© JUNGE FREIHEIT Verlag GmbH & Co.  www.jungefreiheit.de    07/01 09. Februar 2001

 
Kai Diekmann
Schlecht im Bild
von Christian Vollradt

Vordergründig sieht es so aus wie früher: Die 68er kämpfen gegen das mächtigste Medium der Republik; hie Fortschritt – hie Reaktion. Doch statt mit Sitzblockaden und Brandsätzen wird ein neues "Springerpresse halt die Fresse!" nun regierungsamtlich betrieben, denn die Machtverhältnisse haben sich in den letzten dreißig Jahren eben grundlegend geändert. Der traurige Zustand hierzulande läßt sich auch daran ablesen, daß der Wechsel an der Spitze der Bild zu Beginn dieses Jahres tatsächlich als konservativer roll-back beargwöhnt wurde, weil Kai Diekmann ein bekennender Kohl-Anhänger ist. So schien dem braven Bürgertum ein Rechtsruck im Hause Springer offensichtlich. Und das, obwohl sein ihn protegierender Intimus, Springer-Vorstand Mathias Döpfner, zuvor als Chefredakteur dieWelt weichspülte.
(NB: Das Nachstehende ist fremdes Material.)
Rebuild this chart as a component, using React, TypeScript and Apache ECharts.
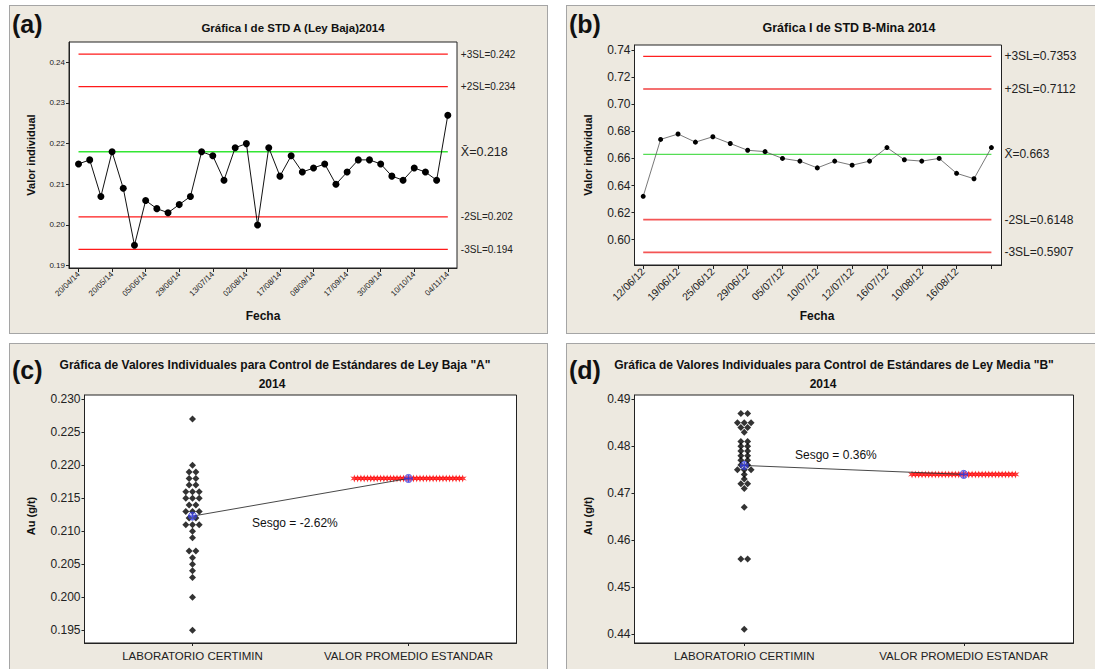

Ohne Zweifel hat Diekmann mit seinen zarten 36 Lenzen eine beachtliche Karriere hinter sich. Von der Schülerzeitung ging es nach Abitur und Bundeswehr 1985 direkt ins Volontariat bei Springer. Bei verschiedenen Blättern des Hauses machte er Station, 1991 wurde er stellvertretender Chefredakteur der B.Z., nach Posten bei Bild gelang ihm 1998 der Sprung auf den Chefsessel der Welt am Sonntag. Ausgerechnet jetzt auf dem vorläufigen Höhepunkt seines Schaffens passierte dem jungen Aufsteiger ein peinliches Mißgeschick: Diekmann mußte sich bei Jürgen Trittin wegen eines mit falscher Legende versehenen Fotos entschuldigen; hämisch feixend raschelte der übrige Blätterwald von Alt-Links bis Neu-Mitte, von taz bis FAZ : "Bild lügt!"

Nach eigenen Aussagen haßt Diekmann schlechte Fotos, die bei ihm cholerische Reaktionen hervorrufen. Ach, hättest du geschwiegen, Kai! Zwei Semester an Göttingens Georgia-Augusta hätten ausgereicht, um in Sachen linker Demo-Kultur zu wissen, daß der "Lauti", also der mit Lautsprechern versehene VW-Bus, von den Demonstranten geschoben wird (wegen der Abgase) und ein Seil die schwache Flanke gegen die "Greif-
trupps der Bullen" schützen soll. Daß Trittin mit Gewalttätern gemeinsam demonstrierte, daß dabei Polizisten verletzt und Scheiben "entglast" wurden, daß Trittin die rechtsstaatliche Verfolgung der Autonomen als "Kriminalisierung" verunglimpfte, gerät durch den Fauxpas der Bild unverdient in den Hintergrund. Viele haben sich schon im Oktober vorigen Jahres beim Eintreffen der Nachricht, der smarte Wahl-Hamburger aus Bielefeld werde den Chefsessel bei Bild und Bild am Sonntag übernehmen, gefragt: Bringt er wirklich die nötige Glaubwürdigkeit mit für das Zentralorgan der Welt zwischen Thermoskanne und Henkelmann? Von Diekmann wird eine Steigerung der in den letzten zwei Jahren um fünf Prozent geschrumpften Auflage von 4,5 Millionen Exemplaren erwartet. Die Erfahrung, daß gefälschte Bildunterschriften Schüsse nach hinten sind, hatte ihm ein anderer, in Tabak machender Hamburger bereits voraus.